The U.S. beach volleyball star now has a son for each of her Olympic gold medals. Although she brings Joey and Sundance along for tournaments and training whenever possible, when she does have to leave them behind it's an emotional struggle she didn't have when training for Athens or Beijing.

"It's a whole different world," said Walsh, who's married to fellow beach volleyball pro Casey Jennings. "Joey understands that when Mommy and Daddy go to work, we have to go to the beach. And we always have to wear sunscreen. They've been really good sports. "

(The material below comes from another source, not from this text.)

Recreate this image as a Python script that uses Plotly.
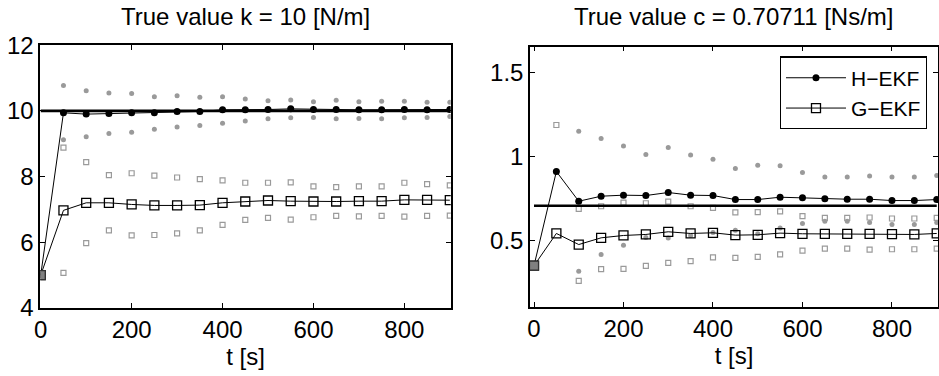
"""Parameter estimates of k and c over time, H-EKF vs G-EKF."""

import plotly.graph_objects as go

t = [0, 50, 100, 150, 200, 250, 300, 350, 400, 450, 500, 550, 600, 650, 700, 750, 800, 850, 900]

# stiffness k [N/m]
k_true = 10
k_h_mean = [5, 9.94, 9.90, 9.92, 9.94, 9.94, 9.98, 9.98, 10.03, 10.03, 10.04, 10.06, 10.04, 10.04,
            10.03, 10.03, 10.04, 10.03, 10.04]
k_h_upper = [None, 10.77, 10.61, 10.54, 10.53, 10.43, 10.46, 10.41, 10.43, 10.36, 10.31, 10.33,
             10.28, 10.32, 10.28, 10.29, 10.29, 10.26, 10.26]
k_h_lower = [None, 9.12, 9.21, 9.31, 9.35, 9.44, 9.51, 9.55, 9.62, 9.69, 9.76, 9.79, 9.80, 9.76,
             9.77, 9.76, 9.79, 9.80, 9.83]
k_g_mean = [5, 6.97, 7.20, 7.20, 7.15, 7.12, 7.12, 7.13, 7.20, 7.24, 7.27, 7.25, 7.24, 7.24,
            7.25, 7.25, 7.29, 7.29, 7.28]
k_g_upper = [None, 8.88, 8.44, 8.04, 8.10, 8.03, 7.97, 7.92, 7.88, 7.81, 7.81, 7.82, 7.70, 7.68,
             7.70, 7.70, 7.81, 7.77, 7.73]
k_g_lower = [None, 5.07, 5.97, 6.36, 6.21, 6.22, 6.27, 6.36, 6.53, 6.68, 6.74, 6.69, 6.76, 6.80,
             6.79, 6.80, 6.78, 6.80, 6.81]

# damping c [Ns/m]
c_true = 0.70711
c_h_mean = [0.35, 0.911, 0.734, 0.764, 0.770, 0.768, 0.786, 0.770, 0.768, 0.744, 0.744, 0.758,
            0.754, 0.748, 0.746, 0.746, 0.738, 0.738, 0.744]
c_h_upper = [None, None, 1.151, 1.107, 1.063, 1.012, 1.054, 1.010, 0.984, 0.929, 0.948, 0.946,
             0.905, 0.879, 0.879, 0.885, 0.879, 0.879, 0.887]
c_h_lower = [None, None, 0.317, 0.417, 0.472, 0.518, 0.515, 0.530, 0.548, 0.561, 0.540, 0.575,
             0.601, 0.615, 0.615, 0.607, 0.595, 0.595, 0.607]
c_g_mean = [0.35, 0.542, 0.476, 0.516, 0.530, 0.536, 0.552, 0.542, 0.546, 0.532, 0.534, 0.544,
            0.540, 0.540, 0.540, 0.540, 0.538, 0.536, 0.542]
c_g_upper = [None, 1.188, 0.688, 0.704, 0.726, 0.722, 0.732, 0.704, 0.694, 0.667, 0.669, 0.673,
             0.645, 0.635, 0.635, 0.637, 0.631, 0.631, 0.635]
c_g_lower = [None, None, 0.260, 0.329, 0.331, 0.349, 0.367, 0.377, 0.399, 0.397, 0.403, 0.417,
             0.440, 0.452, 0.452, 0.446, 0.448, 0.448, 0.452]

FONT = "Liberation Sans, Arial, sans-serif"
GRAY = "#9a9a9a"

fig = go.Figure()


def add_panel(xa, ya, true_val, h_mean, h_up, h_lo, g_mean, g_up, g_lo, legend):
    # bounds first so the means sit on top
    for vals in (h_up, h_lo):
        fig.add_trace(go.Scatter(x=t, y=vals, mode="markers", xaxis=xa, yaxis=ya, showlegend=False,
                                 marker=dict(symbol="circle", size=5, color=GRAY, line=dict(width=0))))
    for vals in (g_up, g_lo):
        fig.add_trace(go.Scatter(x=t, y=vals, mode="markers", xaxis=xa, yaxis=ya, showlegend=False,
                                 marker=dict(symbol="square-open", size=5, color=GRAY,
                                             line=dict(width=1.2, color=GRAY))))
    fig.add_trace(go.Scatter(x=[t[0], t[-1]], y=[true_val, true_val], mode="lines", xaxis=xa, yaxis=ya,
                             showlegend=False, line=dict(color="black", width=2.6)))
    fig.add_trace(go.Scatter(x=t, y=h_mean, mode="lines+markers", name="H\u2212EKF", xaxis=xa, yaxis=ya,
                             showlegend=legend, line=dict(color="black", width=1),
                             marker=dict(symbol="circle", size=7, color="black")))
    fig.add_trace(go.Scatter(x=t, y=g_mean, mode="lines+markers", name="G\u2212EKF", xaxis=xa, yaxis=ya,
                             showlegend=legend, line=dict(color="black", width=1),
                             marker=dict(symbol="square", size=9, color="rgba(0,0,0,0)",
                                         line=dict(width=1.3, color="black"))))
    # initial guess
    fig.add_trace(go.Scatter(x=[t[0]], y=[g_mean[0]], mode="markers", xaxis=xa, yaxis=ya, showlegend=False,
                             marker=dict(symbol="square", size=9, color="#808080",
                                         line=dict(width=1.2, color="#333333"))))


add_panel("x", "y", k_true, k_h_mean, k_h_upper, k_h_lower, k_g_mean, k_g_upper, k_g_lower, False)
add_panel("x2", "y2", c_true, c_h_mean, c_h_upper, c_h_lower, c_g_mean, c_g_upper, c_g_lower, True)

axis_style = dict(showline=True, linecolor="black", linewidth=1.5, mirror="allticks", ticks="inside",
                  ticklen=5, tickcolor="black", tickwidth=1, showgrid=False, zeroline=False,
                  automargin=False, tickfont=dict(family=FONT, size=24, color="black"))

fig.update_layout(
    width=939, height=376,
    margin=dict(l=0, r=0, t=0, b=0),
    paper_bgcolor="white", plot_bgcolor="white",
    font=dict(family=FONT, size=24, color="black"),
    xaxis=dict(domain=[0.0429, 0.480], range=[-1, 902], tickvals=[0, 200, 400, 600, 800],
               title=dict(text="t [s]", font=dict(size=24), standoff=2), **axis_style),
    yaxis=dict(domain=[0.181, 0.880], range=[4, 12], tickvals=[4, 6, 8, 10, 12], **axis_style),
    xaxis2=dict(domain=[0.5644, 0.999], range=[-9, 903], tickvals=[0, 200, 400, 600, 800],
                anchor="y2", title=dict(text="t [s]", font=dict(size=24), standoff=2), **axis_style),
    yaxis2=dict(domain=[0.184, 0.876], range=[0.105, 1.655], tickvals=[0.5, 1, 1.5],
                ticktext=["0.5", "1", "1.5"], anchor="x2", **axis_style),
    legend=dict(x=0.987, y=0.85, xanchor="right", yanchor="top", bgcolor="white",
                bordercolor="black", borderwidth=1.2, font=dict(family=FONT, size=21),
                tracegroupgap=0, itemwidth=60),
    annotations=[
        dict(text="True value k = 10 [N/m]", x=0.2615, y=0.955, xref="paper", yref="paper",
             xanchor="center", yanchor="middle", showarrow=False, font=dict(family=FONT, size=24)),
        dict(text="True value c = 0.70711 [Ns/m]", x=0.7815, y=0.955, xref="paper", yref="paper",
             xanchor="center", yanchor="middle", showarrow=False, font=dict(family=FONT, size=24)),
    ],
)

fig.write_html("out.html", config={"displayModeBar": False},
               post_script="document.body.style.margin = '0';")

Walsh and teammate Misty May-Treanor won the gold medal in Athens in 2004 and they were on their way to another win in '08 when they announced at the Olympics that they would be taking time off afterward to start families. Walsh got right to it: She says Joey, who is about to turn 3, was conceived after she won the gold medal but before she and Jennings returned home from Beijing.

Walsh took less than three months off before returning to the domestic pro tour, but soon after, she was pregnant again. Sundance — yes, the name is from "Butch Cassidy and the Sundance Kid" — arrived less than a year after his brother.

"Life has changed in the best way," Walsh said in a recent telephone interview to announce her participation in the P&G "Thank you, Mom" campaign. "The babies are the next generation. I want them to have everything I had and more."

For now, though, Walsh has to concentrate on London.

After spending much of the past Olympiad playing separately — Walsh had two pregnancies to deal with, and May-Treanor tore her Achilles' tendon in 2008 while rehearsing for "Dancing with the Stars" — they reunited last year. The two-year Olympic qualifying period ends in June, but May-Treanor and Walsh are expected to easily amass enough points on the international pro tour to earn one of the two spots for U.S. women's teams.

"Two years is a significant amount of time to take off," said Walsh, who is trying for her fourth Olympics, having also gone to the Sydney Games in 2000 as a member of the U.S. indoor volleyball team that finished fourth. "The game changes every single year. Our main problem was our rhythm. If you have rhythm, you have confidence. We just didn't have that this year."

With their history of success, Walsh and May-Treanor will be among the medal favorites in London. They're already fan favorites for the American TV audience that remembers May-Treanor sprinkling her mother's ashes in the sand before the gold medal matches in Athens and Beijing.

Since joining the ranks of motherhood, Walsh has added P&G as a sponsor. She's helping with the campaign that will raise money for youth sports programs and pay the travel costs for more than 800 mothers of U.S. Olympians and Paralympians. The company has also come out with patriotic products, like the stars and stripes Pampers that Walsh is already dressing her sons in to get them into the Olympic spirit.

"I want them looking their best," she said.